→ **Source excerpt**:

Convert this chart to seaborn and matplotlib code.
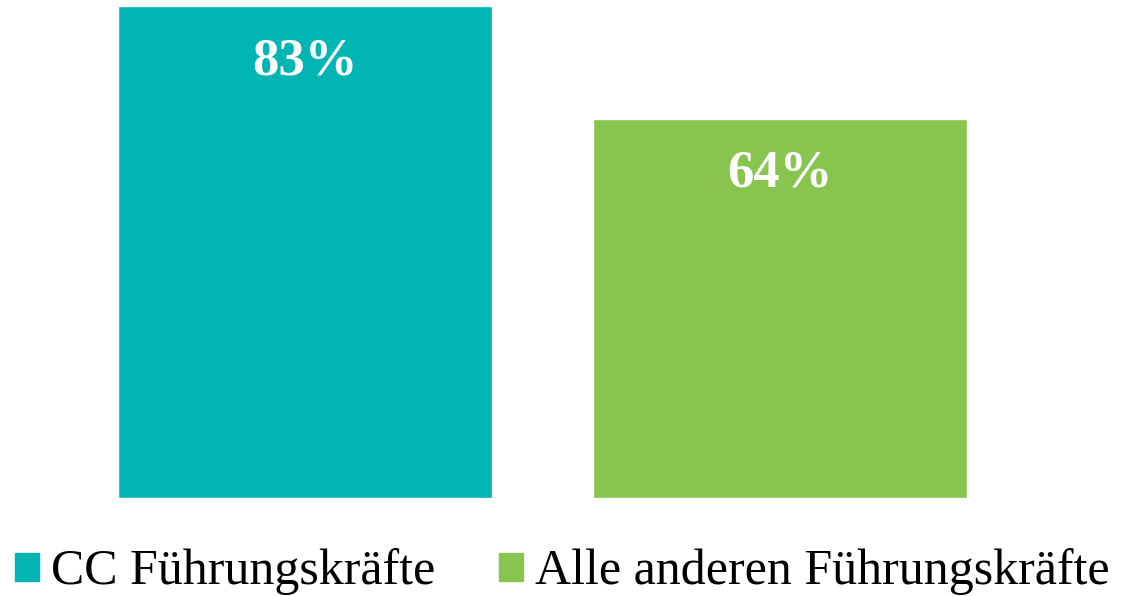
import matplotlib as mpl
mpl.use('agg')
import matplotlib.pyplot as plt
import matplotlib.patches as mpatches
import pandas as pd
import seaborn as sns

# data
groups = ['CC Führungskräfte', 'Alle anderen Führungskräfte']
values = [83, 64]
colors = ['#00B5B3', '#88C54E']

df = pd.DataFrame({'group': groups, 'value': values})

sns.set_style('white')
plt.rcParams['font.family'] = ['Liberation Serif', 'DejaVu Serif']

fig = plt.figure(figsize=(11.24, 5.96), dpi=100)
ax = fig.add_axes([67.5 / 1124, 98 / 596, 950 / 1124, 498 / 596])

sns.barplot(data=df, x='group', y='value', hue='group', palette=colors,
            width=0.787, saturation=1, legend=False, ax=ax)

ax.set_xlim(-0.5, 1.5)
ax.set_ylim(0, 84)
ax.axis('off')

# value labels
for i, v in enumerate(values):
    ax.text(i, v - 9.3, f'{v}%', ha='center', va='center', color='white',
            fontsize=38, fontweight='bold')

# legend
handles = [mpatches.Patch(color=c, label=g) for g, c in zip(groups, colors)]
fig.legend(handles=handles, loc='center', bbox_to_anchor=(0.5, 1 - 572 / 596),
           ncols=2, frameon=False, fontsize=36, handlelength=0.48,
           handleheight=0.48, handletextpad=0.24, columnspacing=1.28,
           labelcolor='black', borderpad=0, borderaxespad=0)

plt.savefig('out.png', dpi=100)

→ **Task prompt**:
Check each line above for "seaborn" and return the ones that have it.

→ **Solved problem**:
Convert this chart to seaborn and matplotlib code.
import seaborn as sns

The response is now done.